Health research data tends to consist of these types of data:

  • Clinical: This data is typically collected during patient visits to doctors. Depending on the country or administrative region, there will likely already be well-established data processing and storage pipelines in place.
  • Register: This type of data is highly dependent on the country or region. Generally, this data is collected for national or regional administrative purposes, such as recording employment status, income, address, medication purchases, and diagnoses. Like for routine clinical data, the pipelines in place for processing and storing this data are usually very extensive and well established.
  • Biological sample data: This type of data is generated from biological samples, like blood, saliva, semen, hair, or urine. Sample analytic techniques often produce large volumes of data per person. Samples may be generated in larger established laboratories or in smaller research groups, depending on what analytic technology is used and how new it is. The structure and format of the generated data also tend to be highly variable and depend heavily on the technology used, sometimes requiring specialized software to process and output.
  • Survey or questionnaire: This type of data is often collected based on a given study’s aims and research questions. There are hundreds of different questionnaires that can have highly specific purposes and uses for their data. The volume and format of the collected data also vary widely between surveys.

Flow or frequency of data collection

In research (and even in most industry settings), we rarely encounter truly real-time data collection. Most data collection is done in “batches”, with data being collected at irregular and inconsistent intervals and then stored to be processed later. This batch collection can be broken down into two categories based on its frequency:

  • Routine or continuous collection, where data is collected at more regular intervals and in smaller batches of “observational units”. Ingestion or processing of this type of data may happen on a more regular basis.
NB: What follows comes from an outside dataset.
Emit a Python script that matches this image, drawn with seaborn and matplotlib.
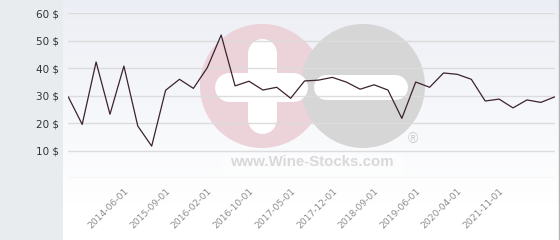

Clinical data as well as survey or questionnaire data tends to fall under this category. For example, data collected on a few patients seen during the day at a clinic.
  • Grouped collection, where data is collected from many observational units during a short period of time at very irregular intervals or potentially only once. Data ingesting or processing occurs some time after all the data has been collected. Biological sample data would fall under this category, since laboratories usually run several samples at once and input data after internal quality control checks and machine-specific data processing. While register-based and clinical data usually get collected continuously, direct access to them is only given on a batch and infrequent basis, so they may also fall under this category. Survey data may also come in batches, depending on the questionnaire and software used for its collection.

Regardless of the flow or frequency of data generation and collection, the ability to input the data into Sprout automatically will vary wildly based on the data source, the organization who generates the data, and their technical expertise. Some data sources may have well-established, though not always programmatic or automatic, workflows and processes. Others may not have any workflows at all, and data processing or input may be an entirely manual process.

Footnotes

  1. Observational unit is the “entity” that the data was collected from at a given point in time, such as a human participant in a cohort study or a rat in an animal study at a specific time point.↩︎